## Problem description
Print exactly the lines running from the one that holds "Give me the" through the one that holds "Chart.register(...registerables);", please, and leave the pictures out.

## BEGIN Record list

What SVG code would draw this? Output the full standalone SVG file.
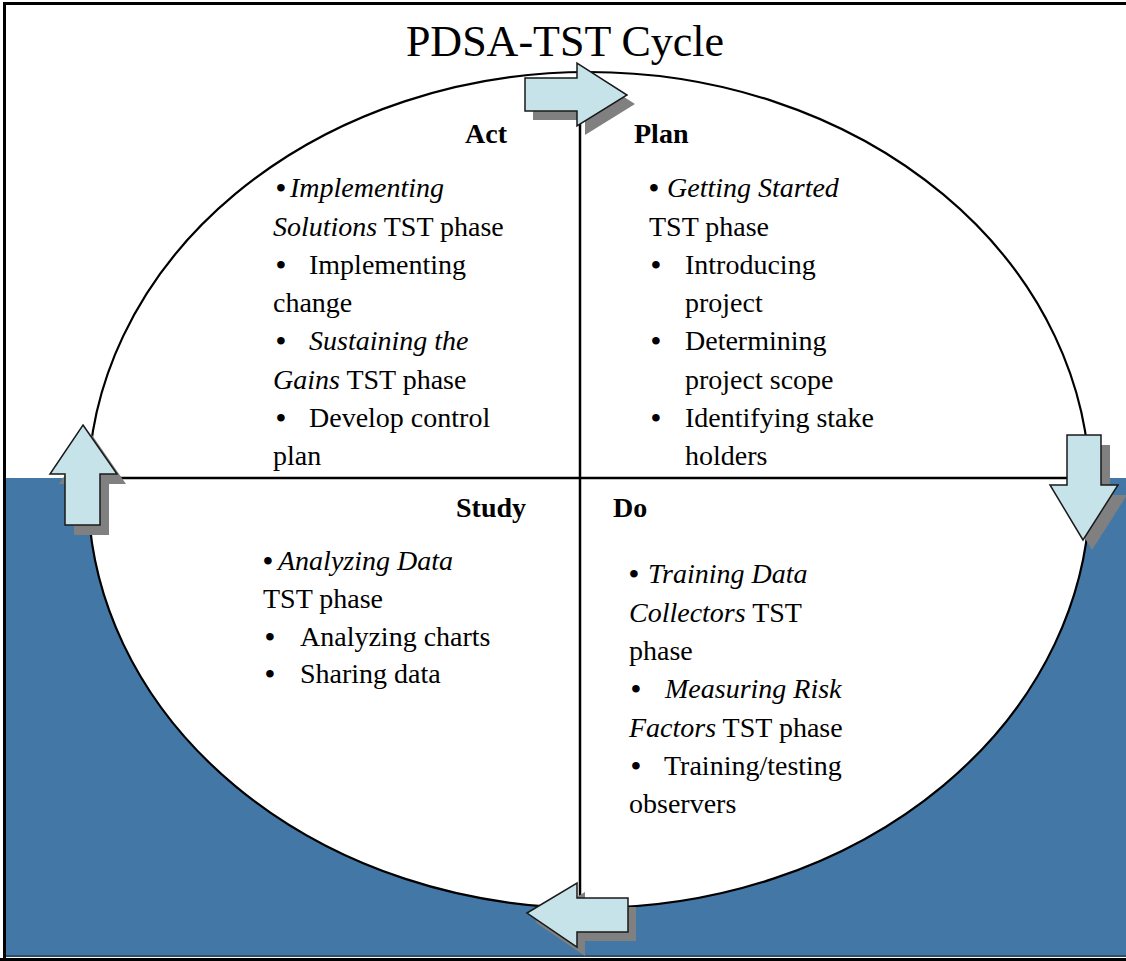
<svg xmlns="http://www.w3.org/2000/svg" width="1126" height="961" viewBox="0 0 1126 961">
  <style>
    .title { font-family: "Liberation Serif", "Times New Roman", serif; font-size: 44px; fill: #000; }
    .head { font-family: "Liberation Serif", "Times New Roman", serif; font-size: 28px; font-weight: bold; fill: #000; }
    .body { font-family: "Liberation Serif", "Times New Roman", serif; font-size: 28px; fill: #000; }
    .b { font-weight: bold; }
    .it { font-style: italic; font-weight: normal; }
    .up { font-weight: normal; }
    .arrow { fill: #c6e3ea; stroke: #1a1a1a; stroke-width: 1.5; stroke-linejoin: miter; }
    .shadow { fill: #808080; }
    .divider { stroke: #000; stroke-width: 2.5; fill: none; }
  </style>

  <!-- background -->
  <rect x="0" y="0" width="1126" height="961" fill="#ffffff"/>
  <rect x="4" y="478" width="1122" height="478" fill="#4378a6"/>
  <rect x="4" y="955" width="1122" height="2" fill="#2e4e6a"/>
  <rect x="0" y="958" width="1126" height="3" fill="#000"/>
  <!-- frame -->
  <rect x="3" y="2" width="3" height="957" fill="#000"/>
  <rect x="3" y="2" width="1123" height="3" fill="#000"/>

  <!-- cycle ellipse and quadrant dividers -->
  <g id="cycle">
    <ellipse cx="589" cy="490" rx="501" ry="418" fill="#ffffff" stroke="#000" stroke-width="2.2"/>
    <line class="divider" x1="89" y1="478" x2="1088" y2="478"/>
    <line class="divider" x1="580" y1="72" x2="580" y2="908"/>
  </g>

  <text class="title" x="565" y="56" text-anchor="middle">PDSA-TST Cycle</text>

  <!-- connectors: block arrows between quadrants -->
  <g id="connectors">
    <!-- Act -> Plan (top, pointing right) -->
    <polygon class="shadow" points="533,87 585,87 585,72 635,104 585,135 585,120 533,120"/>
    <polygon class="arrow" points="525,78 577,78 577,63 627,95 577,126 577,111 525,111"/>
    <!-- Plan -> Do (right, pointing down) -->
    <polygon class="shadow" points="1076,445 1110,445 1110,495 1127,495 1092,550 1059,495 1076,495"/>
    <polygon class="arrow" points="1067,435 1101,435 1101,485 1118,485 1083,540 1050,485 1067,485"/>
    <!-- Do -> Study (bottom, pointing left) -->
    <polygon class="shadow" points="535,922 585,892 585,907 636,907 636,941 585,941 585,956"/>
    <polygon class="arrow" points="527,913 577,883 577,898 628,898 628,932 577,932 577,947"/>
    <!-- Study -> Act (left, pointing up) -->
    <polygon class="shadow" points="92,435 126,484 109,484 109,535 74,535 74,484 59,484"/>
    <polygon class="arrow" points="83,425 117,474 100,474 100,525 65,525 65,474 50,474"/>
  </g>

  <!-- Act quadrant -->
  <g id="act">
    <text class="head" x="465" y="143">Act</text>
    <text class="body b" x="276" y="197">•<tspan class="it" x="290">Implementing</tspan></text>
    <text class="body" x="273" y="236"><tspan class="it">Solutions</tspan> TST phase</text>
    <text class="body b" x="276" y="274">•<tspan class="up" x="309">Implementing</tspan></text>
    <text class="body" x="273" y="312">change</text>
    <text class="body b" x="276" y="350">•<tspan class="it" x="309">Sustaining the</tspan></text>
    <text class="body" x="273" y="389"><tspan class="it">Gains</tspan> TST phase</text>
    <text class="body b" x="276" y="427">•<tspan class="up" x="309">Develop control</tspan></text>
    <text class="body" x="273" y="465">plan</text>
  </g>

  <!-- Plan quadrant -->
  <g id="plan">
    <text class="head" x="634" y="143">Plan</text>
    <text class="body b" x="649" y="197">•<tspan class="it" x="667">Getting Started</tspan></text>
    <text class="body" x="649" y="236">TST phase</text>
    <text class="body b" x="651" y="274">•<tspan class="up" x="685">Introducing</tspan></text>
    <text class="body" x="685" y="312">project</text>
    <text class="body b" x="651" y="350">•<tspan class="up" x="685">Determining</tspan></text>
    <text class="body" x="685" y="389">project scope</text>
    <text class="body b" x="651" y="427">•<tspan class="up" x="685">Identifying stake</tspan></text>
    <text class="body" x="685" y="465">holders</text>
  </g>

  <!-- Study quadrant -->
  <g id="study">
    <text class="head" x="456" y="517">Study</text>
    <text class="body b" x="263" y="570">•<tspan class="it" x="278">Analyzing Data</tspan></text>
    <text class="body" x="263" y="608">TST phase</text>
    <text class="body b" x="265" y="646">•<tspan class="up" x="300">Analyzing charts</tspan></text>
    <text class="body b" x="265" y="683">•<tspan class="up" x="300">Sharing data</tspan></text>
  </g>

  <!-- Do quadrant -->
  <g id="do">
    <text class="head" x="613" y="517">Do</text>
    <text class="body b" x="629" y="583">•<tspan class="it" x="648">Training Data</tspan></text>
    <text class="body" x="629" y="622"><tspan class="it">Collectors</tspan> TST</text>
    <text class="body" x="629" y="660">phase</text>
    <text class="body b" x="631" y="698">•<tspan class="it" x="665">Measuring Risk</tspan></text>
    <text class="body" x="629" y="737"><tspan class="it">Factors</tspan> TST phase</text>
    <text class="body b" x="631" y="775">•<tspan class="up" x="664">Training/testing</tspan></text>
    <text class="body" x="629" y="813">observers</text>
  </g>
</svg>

## END Record list
## BEGIN Record list

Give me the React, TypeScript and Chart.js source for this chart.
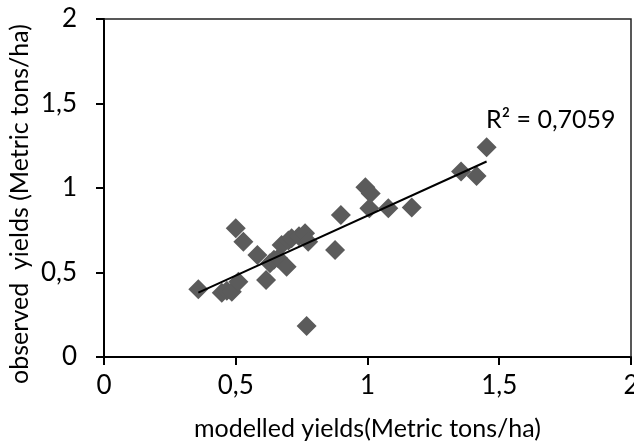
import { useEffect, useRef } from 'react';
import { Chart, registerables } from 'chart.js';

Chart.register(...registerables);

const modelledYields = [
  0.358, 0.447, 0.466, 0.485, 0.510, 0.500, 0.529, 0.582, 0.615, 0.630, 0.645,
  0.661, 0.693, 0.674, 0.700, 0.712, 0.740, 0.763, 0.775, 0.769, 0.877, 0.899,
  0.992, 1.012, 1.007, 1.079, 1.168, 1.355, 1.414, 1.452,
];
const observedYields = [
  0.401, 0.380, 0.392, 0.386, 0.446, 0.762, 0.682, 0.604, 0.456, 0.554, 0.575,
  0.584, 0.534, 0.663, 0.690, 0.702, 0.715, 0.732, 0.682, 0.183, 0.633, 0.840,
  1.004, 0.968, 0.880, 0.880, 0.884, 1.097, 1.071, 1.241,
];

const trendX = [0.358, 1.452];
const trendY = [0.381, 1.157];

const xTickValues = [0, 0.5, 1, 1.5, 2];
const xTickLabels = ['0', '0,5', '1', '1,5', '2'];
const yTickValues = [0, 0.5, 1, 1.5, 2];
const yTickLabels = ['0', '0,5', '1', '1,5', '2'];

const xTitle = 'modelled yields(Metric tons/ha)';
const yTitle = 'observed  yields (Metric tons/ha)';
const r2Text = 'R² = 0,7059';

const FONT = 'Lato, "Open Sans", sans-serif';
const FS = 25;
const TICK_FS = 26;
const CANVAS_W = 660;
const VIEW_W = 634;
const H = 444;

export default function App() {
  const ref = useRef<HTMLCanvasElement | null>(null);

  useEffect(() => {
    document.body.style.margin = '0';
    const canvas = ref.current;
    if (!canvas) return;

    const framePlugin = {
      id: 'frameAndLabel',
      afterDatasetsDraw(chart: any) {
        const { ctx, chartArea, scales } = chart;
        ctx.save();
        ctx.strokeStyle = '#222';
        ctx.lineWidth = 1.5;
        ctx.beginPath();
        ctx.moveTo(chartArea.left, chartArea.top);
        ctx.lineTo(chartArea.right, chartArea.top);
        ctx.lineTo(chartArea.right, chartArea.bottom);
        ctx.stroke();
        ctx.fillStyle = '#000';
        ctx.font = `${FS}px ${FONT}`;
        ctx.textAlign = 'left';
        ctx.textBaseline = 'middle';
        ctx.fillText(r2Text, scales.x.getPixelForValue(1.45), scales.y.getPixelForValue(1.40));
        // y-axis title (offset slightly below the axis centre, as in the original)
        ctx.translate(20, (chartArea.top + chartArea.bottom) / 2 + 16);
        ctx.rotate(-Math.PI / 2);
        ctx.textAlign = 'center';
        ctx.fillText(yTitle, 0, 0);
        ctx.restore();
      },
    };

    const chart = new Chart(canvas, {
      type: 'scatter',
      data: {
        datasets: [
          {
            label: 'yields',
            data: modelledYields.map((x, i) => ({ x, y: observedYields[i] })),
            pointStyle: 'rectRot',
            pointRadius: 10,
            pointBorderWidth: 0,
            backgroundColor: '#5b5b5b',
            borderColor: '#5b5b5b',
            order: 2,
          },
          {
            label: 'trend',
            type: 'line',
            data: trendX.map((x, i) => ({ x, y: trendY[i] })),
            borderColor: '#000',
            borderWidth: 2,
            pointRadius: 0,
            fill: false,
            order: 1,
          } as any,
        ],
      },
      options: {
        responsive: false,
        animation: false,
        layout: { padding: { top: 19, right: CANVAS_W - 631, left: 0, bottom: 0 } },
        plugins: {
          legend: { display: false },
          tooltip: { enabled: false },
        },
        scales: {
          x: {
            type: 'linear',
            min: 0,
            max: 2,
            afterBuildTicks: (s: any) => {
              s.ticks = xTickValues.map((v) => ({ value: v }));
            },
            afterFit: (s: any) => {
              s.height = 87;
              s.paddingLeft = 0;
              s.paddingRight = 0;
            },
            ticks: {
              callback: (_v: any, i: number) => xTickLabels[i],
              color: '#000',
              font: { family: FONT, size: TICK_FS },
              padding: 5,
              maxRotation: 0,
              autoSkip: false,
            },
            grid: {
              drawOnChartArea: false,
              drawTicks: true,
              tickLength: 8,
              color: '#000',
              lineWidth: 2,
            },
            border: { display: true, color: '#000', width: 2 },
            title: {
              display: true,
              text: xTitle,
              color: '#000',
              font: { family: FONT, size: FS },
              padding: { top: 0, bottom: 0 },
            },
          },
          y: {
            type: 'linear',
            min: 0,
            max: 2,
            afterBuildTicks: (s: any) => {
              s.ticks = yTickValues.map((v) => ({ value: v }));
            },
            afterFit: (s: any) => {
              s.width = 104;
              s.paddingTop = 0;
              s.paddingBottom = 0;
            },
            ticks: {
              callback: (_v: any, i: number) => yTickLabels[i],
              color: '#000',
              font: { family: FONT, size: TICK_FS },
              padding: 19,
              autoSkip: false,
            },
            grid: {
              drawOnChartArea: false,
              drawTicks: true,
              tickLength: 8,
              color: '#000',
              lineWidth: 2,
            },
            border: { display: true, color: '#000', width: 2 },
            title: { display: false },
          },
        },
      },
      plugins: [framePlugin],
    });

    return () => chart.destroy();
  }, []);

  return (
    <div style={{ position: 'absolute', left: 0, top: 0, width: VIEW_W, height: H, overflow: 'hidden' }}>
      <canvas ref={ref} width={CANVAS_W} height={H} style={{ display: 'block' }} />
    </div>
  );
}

## END Record list

## Full solution
Give me the React, TypeScript and Chart.js source for this chart.
import { useEffect, useRef } from 'react';
import { Chart, registerables } from 'chart.js';

Chart.register(...registerables);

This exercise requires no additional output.